Right-Wing Media Took Lynch's Praise Of The Immigrant Work Ethic Out Of Context, Completely Ignored Her Clarification

National Review also misconstrued Lynch's testimony to argue that the Senate should “resist” her nomination. In a January 29 editorial, National Review took Lynch's testimony about whether undocumented immigrants have the right to work completely out of context. During her confirmation hearing, Lynch testified that “the right and the obligation to work is one that's shared by everyone in this country regardless of how they came here.” Later during that same hearing, she clarified that she did not believe there was a federal right to work, but “was making a personal observation based on the work ethic that's been passed down to me by family, not a legal observation.” National Review ignored this clarification in order to claim that Lynch's position was “constitutionally insupportable.”

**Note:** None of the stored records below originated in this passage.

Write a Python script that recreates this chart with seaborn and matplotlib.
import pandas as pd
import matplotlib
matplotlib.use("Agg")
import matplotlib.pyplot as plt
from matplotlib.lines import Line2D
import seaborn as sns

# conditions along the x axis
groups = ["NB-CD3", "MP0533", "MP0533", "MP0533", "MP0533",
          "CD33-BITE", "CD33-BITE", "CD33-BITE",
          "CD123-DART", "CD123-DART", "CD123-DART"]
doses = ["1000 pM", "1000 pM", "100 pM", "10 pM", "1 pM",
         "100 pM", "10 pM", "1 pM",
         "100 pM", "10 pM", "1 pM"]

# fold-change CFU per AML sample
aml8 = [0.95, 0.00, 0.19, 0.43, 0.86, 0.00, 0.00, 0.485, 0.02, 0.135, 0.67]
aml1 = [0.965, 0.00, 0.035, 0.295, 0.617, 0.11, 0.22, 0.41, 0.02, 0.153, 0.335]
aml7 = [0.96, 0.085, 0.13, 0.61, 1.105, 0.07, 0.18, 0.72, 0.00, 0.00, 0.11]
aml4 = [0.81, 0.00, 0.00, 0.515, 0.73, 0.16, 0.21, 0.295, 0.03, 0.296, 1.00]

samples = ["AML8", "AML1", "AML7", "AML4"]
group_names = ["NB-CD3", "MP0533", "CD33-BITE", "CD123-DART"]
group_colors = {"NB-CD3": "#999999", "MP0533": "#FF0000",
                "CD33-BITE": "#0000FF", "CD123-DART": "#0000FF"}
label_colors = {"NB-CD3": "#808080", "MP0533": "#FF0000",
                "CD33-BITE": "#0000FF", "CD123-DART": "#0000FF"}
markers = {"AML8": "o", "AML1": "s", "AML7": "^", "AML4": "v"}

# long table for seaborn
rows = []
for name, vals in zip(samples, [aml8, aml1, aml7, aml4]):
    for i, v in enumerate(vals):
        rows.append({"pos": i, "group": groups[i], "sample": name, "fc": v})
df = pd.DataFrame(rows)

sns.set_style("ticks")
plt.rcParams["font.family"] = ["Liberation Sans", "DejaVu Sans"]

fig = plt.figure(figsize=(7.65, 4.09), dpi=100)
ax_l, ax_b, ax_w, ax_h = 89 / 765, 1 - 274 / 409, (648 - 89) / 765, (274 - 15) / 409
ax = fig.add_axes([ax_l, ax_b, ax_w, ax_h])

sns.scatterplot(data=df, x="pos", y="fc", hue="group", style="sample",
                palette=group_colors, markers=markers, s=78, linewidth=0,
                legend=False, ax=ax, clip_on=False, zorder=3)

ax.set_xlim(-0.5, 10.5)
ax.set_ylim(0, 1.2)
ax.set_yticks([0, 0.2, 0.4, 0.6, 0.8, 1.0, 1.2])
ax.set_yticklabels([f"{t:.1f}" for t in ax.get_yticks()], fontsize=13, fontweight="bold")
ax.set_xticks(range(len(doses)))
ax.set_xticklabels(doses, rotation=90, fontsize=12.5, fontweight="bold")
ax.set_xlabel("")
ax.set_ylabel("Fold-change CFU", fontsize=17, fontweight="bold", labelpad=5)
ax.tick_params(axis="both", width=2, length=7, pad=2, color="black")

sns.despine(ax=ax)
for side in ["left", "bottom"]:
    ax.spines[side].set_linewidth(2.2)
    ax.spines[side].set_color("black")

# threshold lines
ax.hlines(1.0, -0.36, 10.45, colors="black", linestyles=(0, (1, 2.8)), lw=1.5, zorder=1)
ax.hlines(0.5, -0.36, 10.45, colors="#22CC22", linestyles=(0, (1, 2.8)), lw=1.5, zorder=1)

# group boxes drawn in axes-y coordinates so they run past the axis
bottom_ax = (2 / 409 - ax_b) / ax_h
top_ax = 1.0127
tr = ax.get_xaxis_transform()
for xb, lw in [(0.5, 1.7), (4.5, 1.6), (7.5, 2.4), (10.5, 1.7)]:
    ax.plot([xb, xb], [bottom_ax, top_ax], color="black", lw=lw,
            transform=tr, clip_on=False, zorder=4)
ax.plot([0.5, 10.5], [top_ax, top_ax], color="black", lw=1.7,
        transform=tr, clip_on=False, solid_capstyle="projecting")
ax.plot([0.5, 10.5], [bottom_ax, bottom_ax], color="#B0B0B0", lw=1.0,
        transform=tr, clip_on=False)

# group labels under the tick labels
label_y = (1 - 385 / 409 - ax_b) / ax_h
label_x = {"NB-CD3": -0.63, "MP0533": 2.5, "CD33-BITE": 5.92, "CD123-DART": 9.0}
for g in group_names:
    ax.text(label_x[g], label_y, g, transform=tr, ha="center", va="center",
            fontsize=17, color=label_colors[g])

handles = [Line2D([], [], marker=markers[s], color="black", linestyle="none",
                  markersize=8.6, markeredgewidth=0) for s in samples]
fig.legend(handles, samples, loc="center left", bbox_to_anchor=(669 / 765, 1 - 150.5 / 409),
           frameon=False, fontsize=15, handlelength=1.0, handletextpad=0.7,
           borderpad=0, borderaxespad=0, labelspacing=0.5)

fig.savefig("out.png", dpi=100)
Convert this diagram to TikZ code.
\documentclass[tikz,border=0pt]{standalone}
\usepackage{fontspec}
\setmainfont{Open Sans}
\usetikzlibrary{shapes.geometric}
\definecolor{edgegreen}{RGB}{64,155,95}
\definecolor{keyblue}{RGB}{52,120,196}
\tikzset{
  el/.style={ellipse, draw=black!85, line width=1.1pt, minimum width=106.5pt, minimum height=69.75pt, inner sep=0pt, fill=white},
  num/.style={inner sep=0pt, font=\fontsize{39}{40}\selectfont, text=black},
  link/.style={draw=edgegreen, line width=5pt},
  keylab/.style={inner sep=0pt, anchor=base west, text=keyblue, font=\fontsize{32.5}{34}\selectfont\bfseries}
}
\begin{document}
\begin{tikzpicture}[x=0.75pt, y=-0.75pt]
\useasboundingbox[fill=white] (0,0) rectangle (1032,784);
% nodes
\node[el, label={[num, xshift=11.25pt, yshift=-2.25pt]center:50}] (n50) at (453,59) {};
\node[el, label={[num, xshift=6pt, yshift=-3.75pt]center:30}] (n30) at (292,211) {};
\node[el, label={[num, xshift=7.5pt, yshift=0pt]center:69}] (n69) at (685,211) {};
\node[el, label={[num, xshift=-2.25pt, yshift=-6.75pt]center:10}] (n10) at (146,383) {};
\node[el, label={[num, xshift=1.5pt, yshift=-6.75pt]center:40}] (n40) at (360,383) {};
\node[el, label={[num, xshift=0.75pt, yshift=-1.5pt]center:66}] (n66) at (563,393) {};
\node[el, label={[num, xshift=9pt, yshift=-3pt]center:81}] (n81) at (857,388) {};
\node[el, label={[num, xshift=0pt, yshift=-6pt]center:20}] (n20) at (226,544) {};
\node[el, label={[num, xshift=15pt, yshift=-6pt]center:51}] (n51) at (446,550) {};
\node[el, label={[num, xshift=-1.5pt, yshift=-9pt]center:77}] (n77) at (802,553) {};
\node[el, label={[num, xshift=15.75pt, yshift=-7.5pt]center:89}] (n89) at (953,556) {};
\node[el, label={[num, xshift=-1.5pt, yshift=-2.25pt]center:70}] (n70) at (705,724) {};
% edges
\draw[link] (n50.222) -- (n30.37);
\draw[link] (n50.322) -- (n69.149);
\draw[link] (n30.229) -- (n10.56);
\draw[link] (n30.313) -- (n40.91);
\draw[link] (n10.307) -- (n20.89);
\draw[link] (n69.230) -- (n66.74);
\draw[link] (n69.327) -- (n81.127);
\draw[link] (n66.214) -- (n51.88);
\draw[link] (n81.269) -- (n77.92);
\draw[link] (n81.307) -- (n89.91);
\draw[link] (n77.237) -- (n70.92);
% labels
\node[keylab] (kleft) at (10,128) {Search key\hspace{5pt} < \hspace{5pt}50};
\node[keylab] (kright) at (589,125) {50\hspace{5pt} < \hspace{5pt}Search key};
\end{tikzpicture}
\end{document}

Media Missed The Truth About Republican Opposition to Lynch -- They Are Grasping At Straws

A handful of Republican senators have already announced that they will reject Lynch's nomination, including Sen. David Vitter (R-LA). During Lynch's confirmation hearing, Vitter held up an oversized copy of a federal law that he claimed put the attorney general in charge of immigration decisions. Because of this law, Vitter said, Obama's immigration order was illegal because it gave the secretary of homeland security the responsibility instead. In reporting on Vitter's opposition, media outlets missed the fact that the statute cited by Vitter was not only irrelevant to deferred action, but also that it had been superseded by a federal law passed in 2002. As Vitter's colleague Sen. Richard Blumenthal (D-CT) pointed out later in the hearing, the law “no longer assigns responsibility for immigration policy to the attorney general. The provision that [Vitter] quoted, and another provision which more directly authorizes what President Obama has done, are to be implemented by the secretary of homeland security.”